Le fede forse non sposterà le montagne ma consente di trovare la forza per correrci in salita . Accade in Nepal, dove un gruppo di monaci buddisti ha deciso di darsi alle maratone: non competizioni qualsiasi, ma gare di ultrarunnig, percorsi estenuanti lungo le vette dell’Himalaya. La decisione dei religiosi ha una finalità benefica. Tre anni fa il loro villaggio, Sindhukot, è stato distrutto dal terremoto. «Vogliamo raccogliere tramite la corsa i soldi necessari a ricostruire tutto», ha spiegato Man Bahadur, uno dei sette monaci del gruppo.

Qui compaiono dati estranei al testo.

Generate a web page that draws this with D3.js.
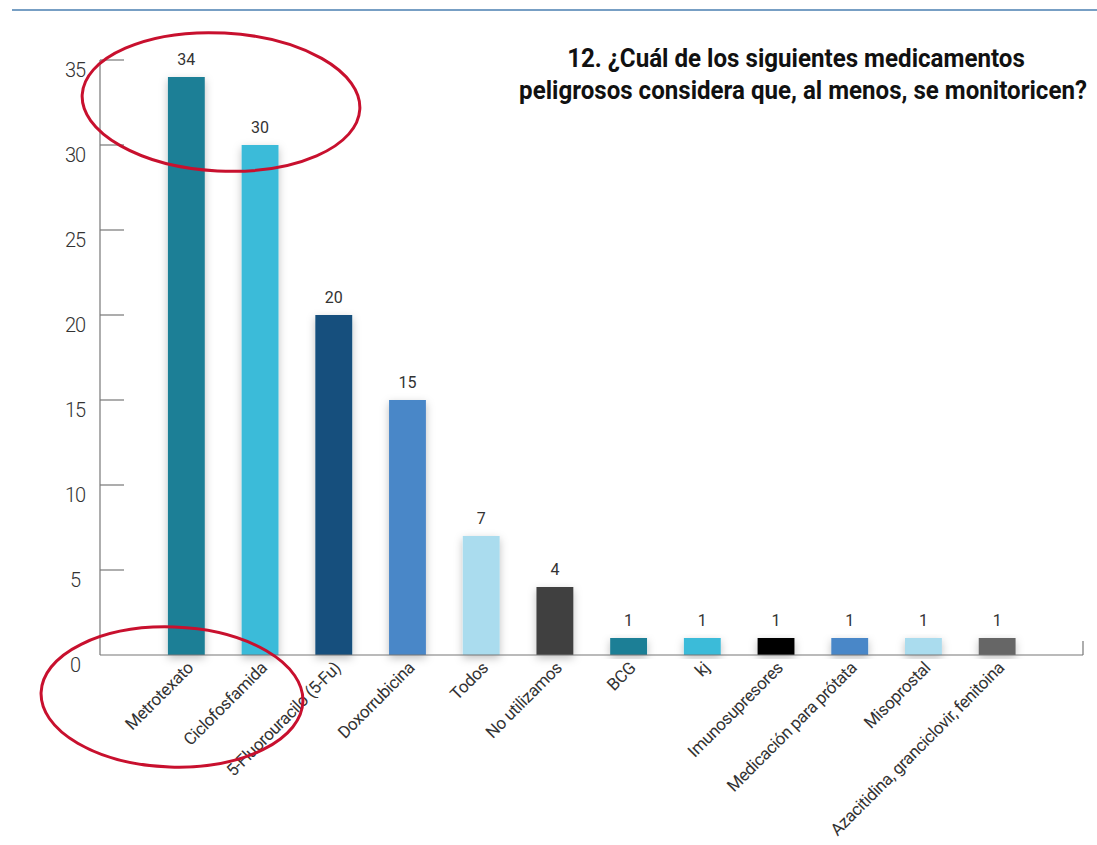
<!DOCTYPE html>
<html>
<head>
<meta charset="utf-8">
<script src="https://cdn.jsdelivr.net/npm/d3@7"></script>
<style>
  body { margin: 0; background: #fff; }
  svg { display: block; font-family: Roboto, "Noto Sans", sans-serif; }
</style>
</head>
<body>
<div id="container"></div>
<script>
/* chart data */
var categories = ["Metrotexato", "Ciclofosfamida", "5-Fluorouracilo (5-Fu)", "Doxorrubicina",
                  "Todos", "No utilizamos", "BCG", "kj", "Imunosupresores",
                  "Medicación para prótata", "Misoprostal", "Azacitidina, granciclovir, fenitoina"];
var values = [34, 30, 20, 15, 7, 4, 1, 1, 1, 1, 1, 1];
var barColors = ["#1f7f96", "#3bbbd9", "#14507d", "#4a87c8", "#aadcee", "#404040",
                 "#1f7f96", "#3bbbd9", "#000000", "#4a87c8", "#aadcee", "#666666"];
var yTicks = [0, 5, 10, 15, 20, 25, 30, 35];
var titleLines = ["12. ¿Cuál de los siguientes medicamentos",
                  "peligrosos considera que, al menos, se monitoricen?"];

var width = 1097, height = 845;

var svg = d3.select("#container").append("svg")
    .attr("width", width)
    .attr("height", height);

// soft shadow behind bars
var defs = svg.append("defs");
var f = defs.append("filter").attr("id", "shadow")
    .attr("x", "-50%").attr("y", "-20%").attr("width", "200%").attr("height", "140%");
f.append("feDropShadow").attr("dx", 0).attr("dy", 3).attr("stdDeviation", 4.5)
    .attr("flood-color", "#000").attr("flood-opacity", 0.25);

// top rule
svg.append("line")
    .attr("x1", 12).attr("x2", width).attr("y1", 10).attr("y2", 10)
    .attr("stroke", "#4a7fb0").attr("stroke-width", 1.5);

var x = d3.scaleBand()
    .domain(categories)
    .range([149.5, 1034])
    .paddingInner(0.5)
    .paddingOuter(0.25);

var y = d3.scaleLinear()
    .domain([0, 35])
    .range([655, 60]);

// y axis
var yAxis = svg.append("g").attr("transform", "translate(100,0)");
yAxis.append("line")
    .attr("x1", 0).attr("x2", 0).attr("y1", y(35)).attr("y2", y(0))
    .attr("stroke", "#777").attr("stroke-width", 1.2);
yAxis.selectAll(".tick")
    .data(yTicks.filter(function(d) { return d > 0; }))
    .enter().append("line")
    .attr("x1", 0).attr("x2", 24)
    .attr("y1", function(d) { return y(d); })
    .attr("y2", function(d) { return y(d); })
    .attr("stroke", "#777").attr("stroke-width", 1.2);
yAxis.selectAll("text")
    .data(yTicks)
    .enter().append("text")
    .attr("x", -25)
    .attr("y", function(d) { return y(d) + 10; })
    .attr("dy", "0.35em")
    .attr("text-anchor", "middle")
    .attr("font-size", 20)
    .attr("font-weight", 300)
    .attr("letter-spacing", -1)
    .attr("fill", "#333")
    .text(function(d) { return d; });

// bars
svg.append("g").selectAll("rect")
    .data(values)
    .enter().append("rect")
    .attr("x", function(d, i) { return x(categories[i]); })
    .attr("y", function(d) { return y(d); })
    .attr("width", x.bandwidth())
    .attr("height", function(d) { return y(0) - y(d); })
    .attr("fill", function(d, i) { return barColors[i]; })
    .attr("filter", "url(#shadow)");

// x axis baseline + end tick
svg.append("line")
    .attr("x1", 100).attr("x2", 1083).attr("y1", y(0)).attr("y2", y(0))
    .attr("stroke", "#777").attr("stroke-width", 1.2);
svg.append("line")
    .attr("x1", 1083).attr("x2", 1083).attr("y1", y(0) - 14).attr("y2", y(0))
    .attr("stroke", "#777").attr("stroke-width", 1.2);

// value labels
svg.append("g").selectAll("text")
    .data(values)
    .enter().append("text")
    .attr("x", function(d, i) { return x(categories[i]) + x.bandwidth() / 2; })
    .attr("y", function(d) { return y(d) - 12; })
    .attr("text-anchor", "middle")
    .attr("font-size", 16)
    .attr("fill", "#333")
    .text(function(d) { return d; });

// category labels
svg.append("g").selectAll("text")
    .data(categories)
    .enter().append("text")
    .attr("transform", function(d) {
        return "translate(" + (x(d) + x.bandwidth() / 2 + 8) + "," + (y(0) + 14) + ") rotate(-45)";
    })
    .attr("text-anchor", "end")
    .attr("font-size", 17)
    .attr("letter-spacing", -0.4)
    .attr("fill", "#333")
    .text(function(d) { return d; });

// title (bold, squeezed horizontally to look condensed)
var titleX = [796, 803], titleW = [458, 568];
svg.append("g").selectAll("text")
    .data(titleLines)
    .enter().append("text")
    .attr("text-anchor", "middle")
    .attr("font-size", 25)
    .attr("font-weight", 700)
    .attr("fill", "#111")
    .text(function(d) { return d; })
    .attr("transform", function(d, i) {
        var sx = titleW[i] / this.getComputedTextLength();
        return "translate(" + titleX[i] + "," + (67 + i * 32) + ") scale(" + sx + ",1)";
    });

// red hand-drawn highlight ellipses
svg.append("ellipse")
    .attr("cx", 221).attr("cy", 102).attr("rx", 139).attr("ry", 69)
    .attr("transform", "rotate(3,221,102)")
    .attr("fill", "none").attr("stroke", "#c8102e").attr("stroke-width", 3);
svg.append("ellipse")
    .attr("cx", 172).attr("cy", 697).attr("rx", 131).attr("ry", 70)
    .attr("transform", "rotate(2,172,697)")
    .attr("fill", "none").attr("stroke", "#c8102e").attr("stroke-width", 3);
</script>
</body>
</html>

I religiosi hanno così deciso di indossare le scarpette e allenarsi con costanza. Sono quasi 40 i km di corsa al pomeriggio. Una cifra ragguardevole, ma non così tanto per i giovani maratoneti. Il loro villaggio è, infatti, tagliato fuori dal mondo: per arrivare alla prima scuola ci vogliono due ore. La capitale Kathmandu dista invece 80 km.
Per Minga Gyabo, organizzatore di gare locali, i monaci non sono abbastanza preparati: «Sono talentuosi, ma non hanno le scarpe giuste, le conoscenze tecniche e la dieta corretta». Così nella prima gara Bahadur, giovane talento del gruppo, è arrivato decimo. Una posizione che non gli ha permesso di vincere il premio da centomila rupie, quasi 950 euro. Piccole cifre, verrebbe da pensare, ma in realtà i soldi avrebbero contribuito alla causa. In Nepal il reddito medio è inferiore a tale cifra.
La strada è in salita, ma i giovani hanno diversi esempi a cui ispirarsi. Da un lato il nepalese Rai Rai, vincitore della Ben Nevis Ultra, maratona scozzese di 52 km. Dall’altra i monaci maratoneti del Monte Hiei. Un gruppo instancabile, capace di percorrere mille gare in mille giorni. In questo caso, però, i colleghi corrono per motivi spirituali e non per beneficenza.